|an array of spring greens: dill, flat leaf parsley, cücük, and spring onions|
Here is another example of the vast array of spring greens that you can find at any local pazar or Turkish street market, but especially out in the country and especially in spring.
|I think it looks great! Omelette made with these spring greens and some tomato|
Last week we were in Assos, our village overlooking the beautiful Aegean, and I took this picture at the weekly market in our neighbouring town of Ayvacık.
How can I not have noticed this particular one before? They are so delicate with their elongated stems and little bulb at the end of each, almost designer.

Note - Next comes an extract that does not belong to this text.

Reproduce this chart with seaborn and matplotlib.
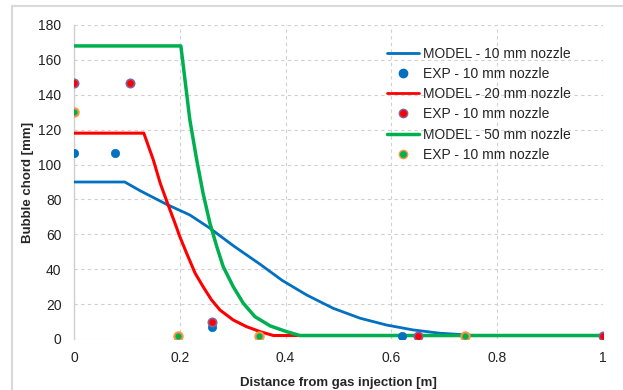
import matplotlib
matplotlib.use("Agg")
import matplotlib.pyplot as plt
import matplotlib.lines as mlines
import seaborn as sns

# ---- data ----
model10_x = [0, 0.096, 0.125, 0.175, 0.219, 0.257, 0.301, 0.352, 0.394, 0.440,
             0.490, 0.541, 0.591, 0.641, 0.692, 0.730, 0.74, 1.0]
model10_y = [90, 90, 85, 77.2, 71.1, 63.5, 53.5, 42.8, 33.5, 25.2,
             17.6, 11.9, 8, 5.2, 3.3, 2.6, 2, 2]

model20_x = [0, 0.132, 0.150, 0.163, 0.178, 0.191, 0.200, 0.213, 0.229, 0.244,
             0.260, 0.276, 0.301, 0.326, 0.352, 0.377, 1.0]
model20_y = [118, 118, 102.6, 89.3, 76.8, 66.3, 58.7, 49.1, 37.7, 30,
             22.4, 16.6, 10.9, 7.1, 4.2, 2, 2]

model50_x = [0, 0.202, 0.219, 0.232, 0.244, 0.257, 0.270, 0.282, 0.301, 0.320,
             0.342, 0.371, 0.402, 0.427, 1.0]
model50_y = [168, 168, 125.6, 102.6, 83.5, 66.3, 52.9, 41.5, 30, 20.5,
             12.8, 7.5, 4.2, 2, 2]

exp10_x = [0, 0.077, 0.26, 0.62]
exp10_y = [106.5, 106.5, 7, 2]
exp20_x = [0, 0.106, 0.26, 0.65, 1.0]
exp20_y = [147, 147, 10, 2, 2]
exp50_x = [0, 0.197, 0.35, 0.74]
exp50_y = [130, 2, 2, 2]

labels = ["MODEL - 10 mm nozzle", "EXP - 10 mm nozzle",
          "MODEL - 20 mm nozzle", "EXP - 10 mm nozzle",
          "MODEL - 50 mm nozzle", "EXP - 10 mm nozzle"]

x_ticks = [0, 0.2, 0.4, 0.6, 0.8, 1.0]
x_ticklabels = ["0", "0.2", "0.4", "0.6", "0.8", "1"]
y_ticks = list(range(0, 181, 20))

BLUE = "#0070C0"
RED = "#FF0000"
GREEN = "#00B050"

sns.set_style("white")
plt.rcParams["font.family"] = ["Liberation Sans", "DejaVu Sans"]

fig = plt.figure(figsize=(6.23, 3.9), dpi=100)
ax = fig.add_axes([74 / 623, 51 / 390, 529 / 623, 314 / 390])

sns.lineplot(x=model10_x, y=model10_y, ax=ax, color=BLUE, lw=2, zorder=3)
sns.lineplot(x=model20_x, y=model20_y, ax=ax, color=RED, lw=2.2, zorder=3)
sns.lineplot(x=model50_x, y=model50_y, ax=ax, color=GREEN, lw=2.5, zorder=3)

sns.scatterplot(x=exp10_x, y=exp10_y, ax=ax, color=BLUE, s=36, edgecolor=BLUE, linewidth=0.5, zorder=4)
sns.scatterplot(x=exp20_x, y=exp20_y, ax=ax, color=RED, s=36, edgecolor="#8064A2", linewidth=1.2, zorder=5)
sns.scatterplot(x=exp50_x, y=exp50_y, ax=ax, color=GREEN, s=36, edgecolor="#F79646", linewidth=1.5, zorder=5)

ax.set_xlim(0, 1)
ax.set_ylim(0, 180)
ax.set_xticks(x_ticks)
ax.set_xticklabels(x_ticklabels)
ax.set_yticks(y_ticks)
ax.tick_params(axis="both", length=0, labelsize=10, colors="#222222")
ax.tick_params(axis="y", pad=9)
ax.tick_params(axis="x", pad=9)
ax.grid(True, ls=(0, (3, 3)), color="#D0D0D0", lw=0.8)
ax.set_axisbelow(True)
for s in ["top", "right", "bottom"]:
    ax.spines[s].set_visible(False)
ax.spines["left"].set_color("#D0D0D0")
ax.spines["left"].set_linewidth(1)

ax.set_xlabel("Distance from gas injection [m]", fontsize=9.5, fontweight="bold", labelpad=8)
ax.set_ylabel("Bubble chord [mm]", fontsize=9.5, fontweight="bold")
ax.yaxis.set_label_coords(-0.076, 0.5)

handles = [
    mlines.Line2D([], [], color=BLUE, lw=2),
    mlines.Line2D([], [], color=BLUE, marker="o", ls="none", markersize=6, markeredgecolor=BLUE),
    mlines.Line2D([], [], color=RED, lw=2),
    mlines.Line2D([], [], color=RED, marker="o", ls="none", markersize=6, markeredgecolor="#8064A2"),
    mlines.Line2D([], [], color=GREEN, lw=2.5),
    mlines.Line2D([], [], color=GREEN, marker="o", ls="none", markersize=6, markeredgecolor="#F79646"),
]
leg = ax.legend(handles, labels, loc="upper left", bbox_to_anchor=(0.581, 0.949),
                frameon=False, fontsize=10, handlelength=2.3, handletextpad=0.3,
                labelspacing=0.45, borderaxespad=0)

# outer chart-area frame
fig.add_artist(mlines.Line2D([12 / 623, 1], [1 - 6 / 390, 1 - 6 / 390], color="#D9D9D9", lw=1.5))
fig.add_artist(mlines.Line2D([12 / 623, 12 / 623], [0, 1 - 6 / 390], color="#D9D9D9", lw=1.5))

fig.savefig("out.png", dpi=100)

|they look so elegant, don’t they?|
What it is, of course, is an offshoot of the simple spring onion. In the village, nothing is wasted and this is a good example of waste not, want not. One bunch was 1 lira so I bought one, and at the same time found out how to prepare it.
Cut off that bulb-like end, the cücük, I was advised. Then chop up the stems and crack an egg or two on top. Finish off with a sprinkling of chopped dill.
|as you can see, the stems are not only sturdy but hollow inside|
|I actually went the omelette way and added some chopped tomato|
|Here we are: omelette with chopped cücük stems|
Over the years I have discovered that this is the classic Turkish answer to any kind of greenery. Eggs, and then, failing that, use that particular herb or greenery in a börek!
I really thought this would taste overwhelmingly of spring onions but to my surprise, it wasn’t so much the taste that made it special but the texture: crunchy!
So the moral of the story is: don’t hesitate if you see something different and perhaps unknown at your local market this week. For sure, if it’s on sale, it won’t harm you so why don’t you buy it and try it in the time-honoured Turkish way with eggs or otherwise in a börek? Whatever you do, it’ll make a healthy dish!